- YOUR OBJECTIVE: Retype the run of lines that opens with the line containing "Write a Python" and closes with the line containing "START = dt.datetime(2024, 8, 9)", exactly and inclusively, but skip the pictures.
# Start of PROVIDED DATA
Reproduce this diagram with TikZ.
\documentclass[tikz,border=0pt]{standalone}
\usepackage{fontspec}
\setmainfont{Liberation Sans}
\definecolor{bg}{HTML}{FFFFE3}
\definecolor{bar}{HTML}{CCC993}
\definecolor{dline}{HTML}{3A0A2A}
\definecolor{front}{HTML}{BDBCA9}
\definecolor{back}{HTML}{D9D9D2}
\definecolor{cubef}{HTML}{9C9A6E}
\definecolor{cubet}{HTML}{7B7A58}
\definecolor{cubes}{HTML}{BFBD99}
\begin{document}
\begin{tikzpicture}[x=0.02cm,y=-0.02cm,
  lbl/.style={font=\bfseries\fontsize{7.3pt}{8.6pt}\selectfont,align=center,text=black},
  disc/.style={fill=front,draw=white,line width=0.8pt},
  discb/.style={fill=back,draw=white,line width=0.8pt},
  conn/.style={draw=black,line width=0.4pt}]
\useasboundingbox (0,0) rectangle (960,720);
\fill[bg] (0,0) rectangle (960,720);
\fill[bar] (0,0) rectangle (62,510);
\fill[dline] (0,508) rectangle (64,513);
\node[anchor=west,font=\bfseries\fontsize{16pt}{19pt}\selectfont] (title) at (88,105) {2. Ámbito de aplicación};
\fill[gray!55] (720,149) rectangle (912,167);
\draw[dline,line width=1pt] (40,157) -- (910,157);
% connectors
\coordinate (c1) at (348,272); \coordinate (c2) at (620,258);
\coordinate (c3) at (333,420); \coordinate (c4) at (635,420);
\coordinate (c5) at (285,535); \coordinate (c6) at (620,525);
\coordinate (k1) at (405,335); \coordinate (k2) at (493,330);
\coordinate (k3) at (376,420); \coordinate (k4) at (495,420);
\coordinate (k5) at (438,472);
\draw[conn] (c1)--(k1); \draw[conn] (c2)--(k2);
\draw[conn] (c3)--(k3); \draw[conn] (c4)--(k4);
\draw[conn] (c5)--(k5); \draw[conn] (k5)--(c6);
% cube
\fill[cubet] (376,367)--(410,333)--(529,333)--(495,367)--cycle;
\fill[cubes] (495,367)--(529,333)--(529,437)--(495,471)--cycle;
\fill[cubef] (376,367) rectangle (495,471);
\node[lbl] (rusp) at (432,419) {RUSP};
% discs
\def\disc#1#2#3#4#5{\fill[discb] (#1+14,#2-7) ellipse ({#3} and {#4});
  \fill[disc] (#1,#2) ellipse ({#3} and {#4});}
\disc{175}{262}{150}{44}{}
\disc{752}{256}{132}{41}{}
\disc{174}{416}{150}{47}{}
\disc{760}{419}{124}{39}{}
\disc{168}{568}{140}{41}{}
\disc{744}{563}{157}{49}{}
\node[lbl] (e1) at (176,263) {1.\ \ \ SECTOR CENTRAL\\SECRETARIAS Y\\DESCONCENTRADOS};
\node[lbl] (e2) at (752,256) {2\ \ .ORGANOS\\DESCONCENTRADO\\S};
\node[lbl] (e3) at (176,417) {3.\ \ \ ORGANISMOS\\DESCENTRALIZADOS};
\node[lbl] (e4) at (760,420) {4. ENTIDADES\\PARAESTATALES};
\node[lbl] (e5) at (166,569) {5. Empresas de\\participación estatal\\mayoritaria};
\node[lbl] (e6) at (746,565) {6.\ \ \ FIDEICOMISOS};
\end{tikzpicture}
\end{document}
# End of PROVIDED DATA
# Start of PROVIDED DATA
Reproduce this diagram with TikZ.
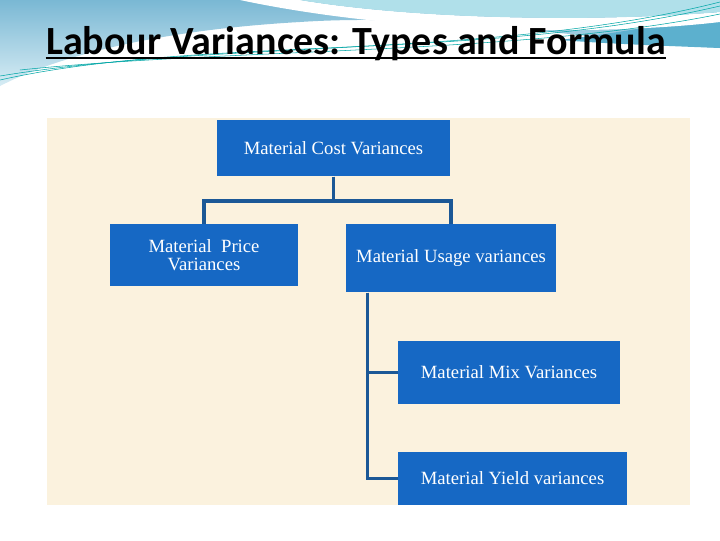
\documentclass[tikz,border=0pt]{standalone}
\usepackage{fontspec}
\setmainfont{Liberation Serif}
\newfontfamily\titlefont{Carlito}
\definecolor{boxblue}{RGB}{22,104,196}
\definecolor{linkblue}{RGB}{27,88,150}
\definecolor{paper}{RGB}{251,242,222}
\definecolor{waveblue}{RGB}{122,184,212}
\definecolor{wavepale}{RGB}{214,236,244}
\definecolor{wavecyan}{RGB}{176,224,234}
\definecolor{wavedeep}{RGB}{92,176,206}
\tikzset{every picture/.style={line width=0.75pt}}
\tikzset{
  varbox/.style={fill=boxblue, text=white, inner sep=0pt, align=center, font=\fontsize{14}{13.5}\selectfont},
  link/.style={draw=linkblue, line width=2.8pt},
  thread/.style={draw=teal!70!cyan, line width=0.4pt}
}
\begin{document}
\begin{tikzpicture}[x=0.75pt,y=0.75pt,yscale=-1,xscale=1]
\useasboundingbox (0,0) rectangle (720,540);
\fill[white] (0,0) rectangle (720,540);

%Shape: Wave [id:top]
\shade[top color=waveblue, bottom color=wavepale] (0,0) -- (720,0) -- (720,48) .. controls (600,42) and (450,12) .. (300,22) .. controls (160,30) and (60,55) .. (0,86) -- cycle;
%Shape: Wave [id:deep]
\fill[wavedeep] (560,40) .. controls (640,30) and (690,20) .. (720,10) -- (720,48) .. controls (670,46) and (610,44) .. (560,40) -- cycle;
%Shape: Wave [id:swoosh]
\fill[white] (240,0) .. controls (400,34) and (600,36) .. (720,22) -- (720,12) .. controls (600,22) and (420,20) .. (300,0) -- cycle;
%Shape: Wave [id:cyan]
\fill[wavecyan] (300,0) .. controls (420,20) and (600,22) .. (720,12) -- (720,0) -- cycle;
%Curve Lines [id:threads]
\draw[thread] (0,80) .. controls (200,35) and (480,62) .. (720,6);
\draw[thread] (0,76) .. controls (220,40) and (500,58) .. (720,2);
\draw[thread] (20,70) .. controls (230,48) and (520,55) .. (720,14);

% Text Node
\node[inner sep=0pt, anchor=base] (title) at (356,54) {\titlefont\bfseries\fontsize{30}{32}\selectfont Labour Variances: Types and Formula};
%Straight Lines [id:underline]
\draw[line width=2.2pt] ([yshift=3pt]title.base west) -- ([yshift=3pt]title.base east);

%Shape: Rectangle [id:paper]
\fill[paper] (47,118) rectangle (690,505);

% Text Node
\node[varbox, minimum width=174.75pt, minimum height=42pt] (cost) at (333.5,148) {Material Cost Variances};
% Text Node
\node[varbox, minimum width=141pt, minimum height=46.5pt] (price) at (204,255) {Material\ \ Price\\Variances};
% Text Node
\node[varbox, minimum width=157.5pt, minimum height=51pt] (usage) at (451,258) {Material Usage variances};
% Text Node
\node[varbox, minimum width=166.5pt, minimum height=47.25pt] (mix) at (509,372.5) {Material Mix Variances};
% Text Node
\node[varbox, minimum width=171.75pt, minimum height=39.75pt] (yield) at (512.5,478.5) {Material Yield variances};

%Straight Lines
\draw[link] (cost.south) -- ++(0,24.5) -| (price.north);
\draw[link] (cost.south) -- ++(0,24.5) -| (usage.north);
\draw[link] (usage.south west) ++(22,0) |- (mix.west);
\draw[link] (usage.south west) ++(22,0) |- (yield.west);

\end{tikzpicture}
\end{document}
# End of PROVIDED DATA
# Start of PROVIDED DATA
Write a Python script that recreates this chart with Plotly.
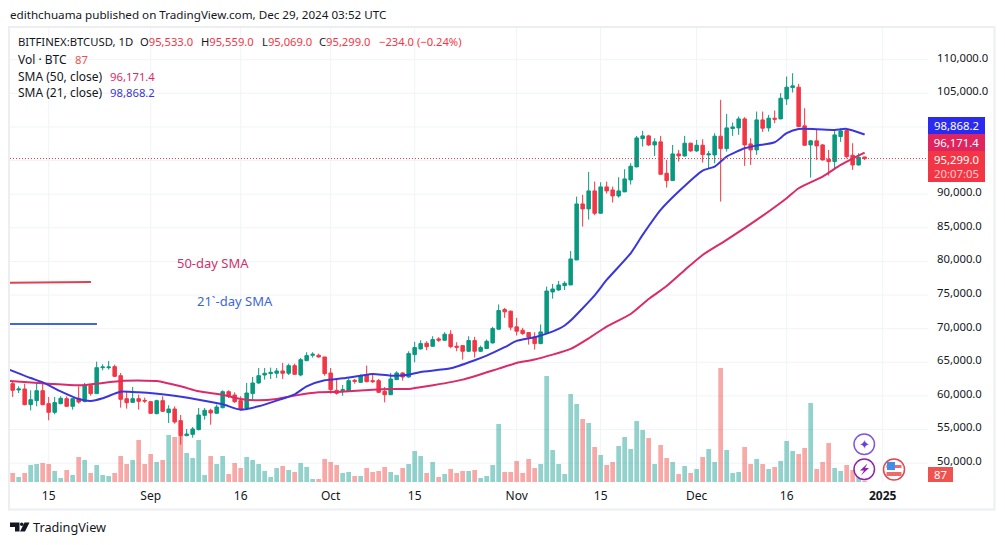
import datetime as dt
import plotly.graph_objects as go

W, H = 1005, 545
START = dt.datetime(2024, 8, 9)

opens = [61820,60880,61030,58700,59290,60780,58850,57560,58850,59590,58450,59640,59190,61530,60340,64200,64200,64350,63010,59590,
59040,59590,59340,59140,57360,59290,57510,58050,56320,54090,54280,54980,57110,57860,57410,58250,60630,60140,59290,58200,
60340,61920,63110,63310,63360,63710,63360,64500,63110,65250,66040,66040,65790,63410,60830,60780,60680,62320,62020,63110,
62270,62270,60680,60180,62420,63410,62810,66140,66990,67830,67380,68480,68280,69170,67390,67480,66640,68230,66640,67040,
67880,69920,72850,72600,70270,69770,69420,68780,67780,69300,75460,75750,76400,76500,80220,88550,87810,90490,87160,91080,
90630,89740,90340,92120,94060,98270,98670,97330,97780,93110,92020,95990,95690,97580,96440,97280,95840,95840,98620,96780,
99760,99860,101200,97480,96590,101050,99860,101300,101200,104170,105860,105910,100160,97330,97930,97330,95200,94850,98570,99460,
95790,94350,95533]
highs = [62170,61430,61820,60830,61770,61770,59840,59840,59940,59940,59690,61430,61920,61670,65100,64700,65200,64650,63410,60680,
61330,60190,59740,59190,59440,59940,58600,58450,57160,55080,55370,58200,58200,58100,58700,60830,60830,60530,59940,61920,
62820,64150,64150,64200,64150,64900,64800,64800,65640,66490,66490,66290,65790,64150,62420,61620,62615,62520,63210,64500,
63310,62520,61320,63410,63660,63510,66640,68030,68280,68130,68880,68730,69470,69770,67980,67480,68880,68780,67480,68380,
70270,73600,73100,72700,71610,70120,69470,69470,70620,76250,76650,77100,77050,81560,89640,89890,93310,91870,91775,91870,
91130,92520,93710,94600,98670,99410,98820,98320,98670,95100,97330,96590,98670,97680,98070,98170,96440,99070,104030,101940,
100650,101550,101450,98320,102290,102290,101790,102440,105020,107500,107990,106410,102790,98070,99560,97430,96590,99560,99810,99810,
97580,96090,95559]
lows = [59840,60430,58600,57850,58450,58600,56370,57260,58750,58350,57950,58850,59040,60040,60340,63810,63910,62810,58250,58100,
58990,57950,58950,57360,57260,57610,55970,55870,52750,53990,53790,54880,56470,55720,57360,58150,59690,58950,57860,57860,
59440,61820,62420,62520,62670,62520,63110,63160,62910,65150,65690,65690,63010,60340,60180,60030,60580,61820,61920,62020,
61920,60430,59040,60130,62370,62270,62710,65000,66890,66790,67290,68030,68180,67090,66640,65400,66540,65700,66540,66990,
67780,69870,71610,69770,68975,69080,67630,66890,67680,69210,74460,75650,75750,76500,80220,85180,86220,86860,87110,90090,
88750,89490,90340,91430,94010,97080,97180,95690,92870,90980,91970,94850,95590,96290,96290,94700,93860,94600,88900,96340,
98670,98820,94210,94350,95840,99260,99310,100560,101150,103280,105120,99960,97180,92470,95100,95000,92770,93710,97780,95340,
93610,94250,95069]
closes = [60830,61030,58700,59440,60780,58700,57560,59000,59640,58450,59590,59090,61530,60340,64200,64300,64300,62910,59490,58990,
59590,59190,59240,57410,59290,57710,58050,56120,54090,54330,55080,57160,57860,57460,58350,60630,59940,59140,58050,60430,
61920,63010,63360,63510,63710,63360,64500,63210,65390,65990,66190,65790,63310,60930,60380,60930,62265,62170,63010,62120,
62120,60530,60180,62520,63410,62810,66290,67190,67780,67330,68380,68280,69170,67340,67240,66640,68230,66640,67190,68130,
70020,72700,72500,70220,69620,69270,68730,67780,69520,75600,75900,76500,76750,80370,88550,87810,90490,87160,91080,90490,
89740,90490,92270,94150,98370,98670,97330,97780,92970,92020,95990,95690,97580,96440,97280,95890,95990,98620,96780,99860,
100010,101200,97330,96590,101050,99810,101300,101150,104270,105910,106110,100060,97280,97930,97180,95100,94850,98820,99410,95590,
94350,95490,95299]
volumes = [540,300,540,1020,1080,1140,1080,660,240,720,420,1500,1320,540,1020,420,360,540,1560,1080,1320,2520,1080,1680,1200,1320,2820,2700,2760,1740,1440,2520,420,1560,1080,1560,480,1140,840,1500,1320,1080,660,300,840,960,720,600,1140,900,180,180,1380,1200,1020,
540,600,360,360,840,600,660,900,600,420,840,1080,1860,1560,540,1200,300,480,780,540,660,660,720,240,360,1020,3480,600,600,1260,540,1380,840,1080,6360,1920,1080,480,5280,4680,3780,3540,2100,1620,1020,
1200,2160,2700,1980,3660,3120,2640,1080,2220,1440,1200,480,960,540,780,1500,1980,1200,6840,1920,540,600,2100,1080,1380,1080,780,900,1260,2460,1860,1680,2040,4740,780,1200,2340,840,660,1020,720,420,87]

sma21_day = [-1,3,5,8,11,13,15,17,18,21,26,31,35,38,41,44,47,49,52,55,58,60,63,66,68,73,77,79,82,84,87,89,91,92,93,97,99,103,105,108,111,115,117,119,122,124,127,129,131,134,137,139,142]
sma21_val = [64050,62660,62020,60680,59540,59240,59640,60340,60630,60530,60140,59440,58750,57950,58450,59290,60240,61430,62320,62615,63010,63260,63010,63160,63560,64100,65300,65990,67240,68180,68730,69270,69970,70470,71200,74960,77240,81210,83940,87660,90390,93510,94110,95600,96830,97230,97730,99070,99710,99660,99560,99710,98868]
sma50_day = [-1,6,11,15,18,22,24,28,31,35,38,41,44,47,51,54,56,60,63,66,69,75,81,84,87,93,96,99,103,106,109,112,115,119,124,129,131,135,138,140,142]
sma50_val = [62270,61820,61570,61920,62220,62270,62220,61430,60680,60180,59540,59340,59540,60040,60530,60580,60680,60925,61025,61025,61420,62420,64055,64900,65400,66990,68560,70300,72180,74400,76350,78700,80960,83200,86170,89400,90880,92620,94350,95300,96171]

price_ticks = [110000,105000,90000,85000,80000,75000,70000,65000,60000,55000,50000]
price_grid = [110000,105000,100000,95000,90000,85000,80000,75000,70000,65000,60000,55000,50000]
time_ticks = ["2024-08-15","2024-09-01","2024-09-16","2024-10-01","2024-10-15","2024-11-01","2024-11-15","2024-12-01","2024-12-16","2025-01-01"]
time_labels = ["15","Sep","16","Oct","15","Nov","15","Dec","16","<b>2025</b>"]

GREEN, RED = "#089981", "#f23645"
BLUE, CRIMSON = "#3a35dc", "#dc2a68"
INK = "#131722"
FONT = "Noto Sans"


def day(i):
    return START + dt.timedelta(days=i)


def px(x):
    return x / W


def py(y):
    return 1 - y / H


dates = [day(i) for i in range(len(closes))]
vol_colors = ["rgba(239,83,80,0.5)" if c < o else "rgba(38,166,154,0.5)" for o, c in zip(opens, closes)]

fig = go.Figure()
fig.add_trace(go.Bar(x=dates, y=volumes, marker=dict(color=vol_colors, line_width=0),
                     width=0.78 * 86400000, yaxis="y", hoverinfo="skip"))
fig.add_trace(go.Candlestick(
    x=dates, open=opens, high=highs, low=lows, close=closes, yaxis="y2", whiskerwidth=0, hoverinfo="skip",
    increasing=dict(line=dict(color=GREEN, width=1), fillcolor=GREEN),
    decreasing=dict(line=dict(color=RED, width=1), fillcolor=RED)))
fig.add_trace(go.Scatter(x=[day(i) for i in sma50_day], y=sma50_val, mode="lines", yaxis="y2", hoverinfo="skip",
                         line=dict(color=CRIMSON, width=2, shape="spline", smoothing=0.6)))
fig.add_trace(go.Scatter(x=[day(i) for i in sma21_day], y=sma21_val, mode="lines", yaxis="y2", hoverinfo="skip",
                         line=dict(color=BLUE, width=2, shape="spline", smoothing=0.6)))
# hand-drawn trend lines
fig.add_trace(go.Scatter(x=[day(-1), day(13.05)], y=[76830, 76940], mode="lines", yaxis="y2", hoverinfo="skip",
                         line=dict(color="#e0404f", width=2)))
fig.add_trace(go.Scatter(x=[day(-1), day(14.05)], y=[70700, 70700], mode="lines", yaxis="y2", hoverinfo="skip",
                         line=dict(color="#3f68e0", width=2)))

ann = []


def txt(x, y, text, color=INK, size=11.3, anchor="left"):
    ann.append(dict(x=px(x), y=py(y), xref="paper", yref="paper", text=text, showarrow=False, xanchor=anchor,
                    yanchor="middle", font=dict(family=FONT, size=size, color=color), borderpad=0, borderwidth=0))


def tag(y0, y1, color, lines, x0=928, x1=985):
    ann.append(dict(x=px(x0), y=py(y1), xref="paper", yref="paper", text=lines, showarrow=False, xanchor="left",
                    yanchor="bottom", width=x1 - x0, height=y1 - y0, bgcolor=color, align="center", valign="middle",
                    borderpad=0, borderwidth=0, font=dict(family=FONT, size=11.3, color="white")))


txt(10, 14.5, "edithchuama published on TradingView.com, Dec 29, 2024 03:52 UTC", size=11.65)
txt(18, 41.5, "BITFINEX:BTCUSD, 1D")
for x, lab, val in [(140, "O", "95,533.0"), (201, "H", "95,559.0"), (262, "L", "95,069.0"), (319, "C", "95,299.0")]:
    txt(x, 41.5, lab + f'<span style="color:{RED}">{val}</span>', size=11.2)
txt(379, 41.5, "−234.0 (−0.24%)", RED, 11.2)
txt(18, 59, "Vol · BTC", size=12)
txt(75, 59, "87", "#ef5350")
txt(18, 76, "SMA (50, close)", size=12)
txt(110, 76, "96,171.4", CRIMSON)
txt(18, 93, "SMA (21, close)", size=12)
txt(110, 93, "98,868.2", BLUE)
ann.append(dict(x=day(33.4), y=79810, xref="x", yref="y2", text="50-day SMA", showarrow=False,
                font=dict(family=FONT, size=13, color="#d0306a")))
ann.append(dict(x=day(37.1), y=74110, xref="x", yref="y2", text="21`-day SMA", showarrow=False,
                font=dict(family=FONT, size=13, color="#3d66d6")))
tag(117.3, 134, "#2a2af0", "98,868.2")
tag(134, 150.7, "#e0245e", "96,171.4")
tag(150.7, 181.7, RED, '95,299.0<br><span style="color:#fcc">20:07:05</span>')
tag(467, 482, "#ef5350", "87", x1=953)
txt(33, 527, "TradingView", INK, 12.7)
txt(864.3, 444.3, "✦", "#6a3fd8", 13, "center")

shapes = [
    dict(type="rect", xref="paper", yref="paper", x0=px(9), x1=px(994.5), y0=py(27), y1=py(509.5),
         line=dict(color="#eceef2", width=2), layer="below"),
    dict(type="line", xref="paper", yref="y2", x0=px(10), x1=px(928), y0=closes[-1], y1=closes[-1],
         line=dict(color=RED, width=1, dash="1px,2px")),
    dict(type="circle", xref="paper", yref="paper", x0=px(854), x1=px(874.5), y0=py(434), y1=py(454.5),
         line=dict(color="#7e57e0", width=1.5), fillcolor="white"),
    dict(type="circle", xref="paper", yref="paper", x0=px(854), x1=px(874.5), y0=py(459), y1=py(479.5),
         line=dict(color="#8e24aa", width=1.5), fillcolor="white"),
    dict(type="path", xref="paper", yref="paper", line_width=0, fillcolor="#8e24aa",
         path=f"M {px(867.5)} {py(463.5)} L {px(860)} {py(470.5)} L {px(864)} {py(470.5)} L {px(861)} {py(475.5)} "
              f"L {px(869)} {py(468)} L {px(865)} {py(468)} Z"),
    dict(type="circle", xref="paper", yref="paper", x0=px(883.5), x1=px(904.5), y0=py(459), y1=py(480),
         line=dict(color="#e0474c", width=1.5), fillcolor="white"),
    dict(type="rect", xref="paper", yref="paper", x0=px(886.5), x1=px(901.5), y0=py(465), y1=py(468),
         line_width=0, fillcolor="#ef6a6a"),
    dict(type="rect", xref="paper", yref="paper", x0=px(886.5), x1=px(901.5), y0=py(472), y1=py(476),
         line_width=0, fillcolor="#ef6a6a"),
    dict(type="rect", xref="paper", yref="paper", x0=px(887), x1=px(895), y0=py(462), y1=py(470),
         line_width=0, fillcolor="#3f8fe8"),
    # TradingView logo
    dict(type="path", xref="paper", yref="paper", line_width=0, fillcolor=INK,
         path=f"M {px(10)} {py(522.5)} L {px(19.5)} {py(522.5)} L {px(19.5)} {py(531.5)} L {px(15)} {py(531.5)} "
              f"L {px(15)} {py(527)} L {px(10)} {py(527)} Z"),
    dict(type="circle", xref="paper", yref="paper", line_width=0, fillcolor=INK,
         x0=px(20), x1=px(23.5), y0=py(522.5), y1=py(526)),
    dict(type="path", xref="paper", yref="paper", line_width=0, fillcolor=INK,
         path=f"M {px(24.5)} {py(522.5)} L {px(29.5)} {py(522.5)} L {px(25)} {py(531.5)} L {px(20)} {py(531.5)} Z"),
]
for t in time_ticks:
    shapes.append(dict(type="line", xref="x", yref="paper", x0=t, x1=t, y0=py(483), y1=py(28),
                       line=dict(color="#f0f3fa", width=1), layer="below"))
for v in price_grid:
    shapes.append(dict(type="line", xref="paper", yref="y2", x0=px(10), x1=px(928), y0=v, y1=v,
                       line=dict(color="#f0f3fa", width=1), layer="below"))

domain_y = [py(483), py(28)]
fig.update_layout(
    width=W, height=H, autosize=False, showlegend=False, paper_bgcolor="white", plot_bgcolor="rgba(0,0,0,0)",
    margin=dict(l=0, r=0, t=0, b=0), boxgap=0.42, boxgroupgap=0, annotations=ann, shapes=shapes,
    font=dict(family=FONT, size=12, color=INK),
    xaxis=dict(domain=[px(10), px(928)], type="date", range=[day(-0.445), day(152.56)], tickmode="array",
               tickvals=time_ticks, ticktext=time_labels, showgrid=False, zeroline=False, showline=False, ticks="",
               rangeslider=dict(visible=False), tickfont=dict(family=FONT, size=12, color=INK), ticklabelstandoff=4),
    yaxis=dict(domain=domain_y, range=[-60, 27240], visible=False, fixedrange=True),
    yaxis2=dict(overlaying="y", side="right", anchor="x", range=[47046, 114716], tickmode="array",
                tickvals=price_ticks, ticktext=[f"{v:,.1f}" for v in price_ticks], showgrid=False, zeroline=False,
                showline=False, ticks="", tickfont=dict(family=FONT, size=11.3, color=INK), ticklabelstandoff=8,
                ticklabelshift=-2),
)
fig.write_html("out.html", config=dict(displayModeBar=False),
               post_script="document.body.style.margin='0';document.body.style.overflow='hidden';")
# End of PROVIDED DATA
- CORRECT RESULT:
Write a Python script that recreates this chart with Plotly.
import datetime as dt
import plotly.graph_objects as go

W, H = 1005, 545
START = dt.datetime(2024, 8, 9)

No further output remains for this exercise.